🤖 AI Summary
This work proposes a semantic navigation approach for autonomous robots operating in unknown environments, addressing the common oversight of semantic cues such as signs and room numbers that can significantly improve navigation efficiency. The method integrates local perception, frontier-based exploration, and a large language model (LLM) to dynamically interpret environmental text, infer symbolic patterns (e.g., room numbering conventions), and construct a confidence grid that guides exploration in real time. Notably, this is the first framework to employ an LLM for on-the-fly parsing of environmental text to drive forward-looking goal inference. Evaluated on realistic floorplans, the approach achieves a weighted path success rate over 25% higher than baseline methods, approaching the performance of optimal paths.
📝 Abstract
Autonomous navigation in unfamiliar environments often relies on geometric mapping and planning strategies that overlook rich semantic cues such as signs, room numbers, and textual labels. We propose a novel semantic navigation framework that leverages large language models (LLMs) to infer patterns from partial observations and predict regions where the goal is most likely located.

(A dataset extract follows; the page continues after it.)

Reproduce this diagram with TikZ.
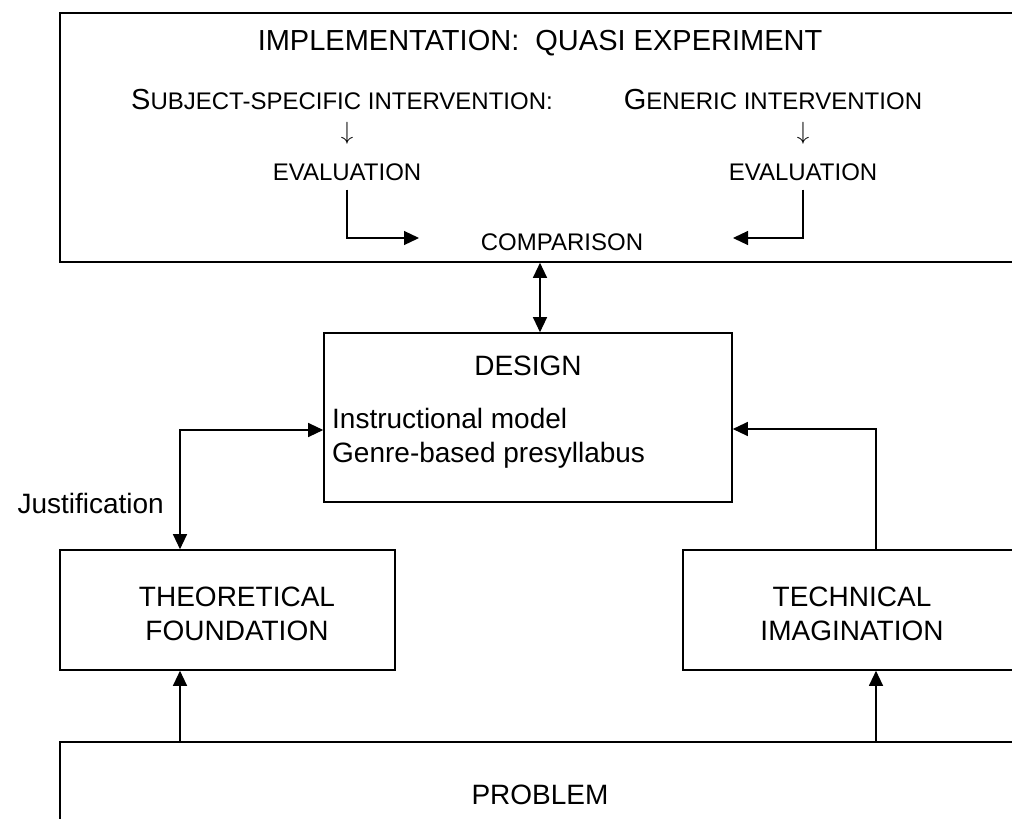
\documentclass[tikz,border=0pt]{standalone}
\usepackage{fontspec}
\setmainfont{Liberation Sans}
\usetikzlibrary{arrows.meta}

\newcommand{\bigsize}{\fontsize{28}{34}\selectfont}
\newcommand{\titlesize}{\fontsize{29}{35}\selectfont}
\newcommand{\smallsize}{\fontsize{24}{28}\selectfont}
% first letter at full size, the rest in the smaller caps
\newcommand{\fakesc}[2]{{\titlesize #1}{\smallsize #2}}

\begin{document}
\begin{tikzpicture}[x=1pt,y=1pt]
		\tikzstyle{every node}+=[inner sep=0pt]
		\tikzstyle{box}=[draw=black, line width=1.6pt]
		\tikzstyle{bigtext}=[font=\bigsize]
		\tikzstyle{titletext}=[font=\titlesize]
		\tikzstyle{smalltext}=[font=\smallsize]
		\tikzstyle{downarrow}=[font=\fontsize{33}{38}\selectfont]
		\tikzstyle{link}=[black, line width=1.2pt, -{Triangle[length=15pt,width=14pt]}]
		\tikzstyle{link2}=[link, {Triangle[length=15pt,width=14pt]}-{Triangle[length=15pt,width=14pt]}]
		\useasboundingbox (0,0) rectangle (1012,-819);
		\clip (0,0) rectangle (1012,-819);
		% quasi experiment
		\node [box, minimum width=960pt, minimum height=249pt] (impl) at (540,-137.5) {};
		\node [titletext] (impltitle) at (540,-43) {IMPLEMENTATION:\ \ QUASI EXPERIMENT};
		\node [titletext] (subj) at (342,-100) {\fakesc{S}{UBJECT-SPECIFIC INTERVENTION:}};
		\node [titletext] (gen) at (773,-100) {\fakesc{G}{ENERIC INTERVENTION}};
		\node [downarrow] (downL) at (347,-133) {$\downarrow$};
		\node [downarrow] (downR) at (803,-133) {$\downarrow$};
		\node [smalltext] (evalL) at (347,-172) {EVALUATION};
		\node [smalltext] (evalR) at (803,-172) {EVALUATION};
		\node [smalltext] (cmp) at (562,-242) {COMPARISON};
		\coordinate (cmpL) at (419,-238);
		\coordinate (cmpR) at (733,-238);
		\draw [link] ([yshift=-9pt]evalL.south) |- (cmpL);
		\draw [link] ([yshift=-9pt]evalR.south) |- (cmpR);
		% design
		\node [box, minimum width=408pt, minimum height=169pt] (design) at (528,-417.5) {};
		\node [bigtext] (designtitle) at (528,-366) {DESIGN};
		\node [bigtext, anchor=west, align=left] (designbody) at (332,-438) {Instructional model\\Genre-based presyllabus};
		\draw [link2] (impl.south) -- (impl.south |- design.north);
		% foundation and imagination
		\node [box, minimum width=335pt, minimum height=120pt] (theory) at (227.5,-610) {};
		\node [bigtext, align=center] (theorytext) at (237,-614) {THEORETICAL\\FOUNDATION};
		\node [box, minimum width=338pt, minimum height=120pt] (tech) at (852,-610) {};
		\node [bigtext, align=center] (techtext) at (852,-614) {TECHNICAL\\IMAGINATION};
		\node [box, minimum width=960pt, minimum height=160pt] (problem) at (540,-822) {};
		\node [bigtext] (problemtext) at (540,-795) {PROBLEM};
		\coordinate (lcol) at (180,-430);
		\coordinate (rcol) at (876,-429);
		\draw [link2] (theory.north -| lcol) |- (design.west |- lcol);
		\node [bigtext, anchor=east] (justif) at (164,-503) {Justification};
		\draw [link] (tech.north -| rcol) |- (design.east |- rcol);
		\draw [link] (problem.north -| lcol) -- (theory.south -| lcol);
		\draw [link] (problem.north -| rcol) -- (tech.south -| rcol);
	\end{tikzpicture}
\end{document}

Our method combines local perceptual inputs with frontier-based exploration and periodic LLM queries, which extract symbolic patterns (e.g., room numbering schemes and building layout structures) and update a confidence grid used to guide exploration. This enables robots to move efficiently toward goal locations labeled with textual identifiers (e.g.,"room 8") even before direct observation. We demonstrate that this approach enables more efficient navigation in sparse, partially observable grid environments by exploiting symbolic patterns. Experiments across environments modeled after real floor plans show that our approach consistently achieves near-optimal paths and outperforms baselines by over 25% in Success weighted by Path Length.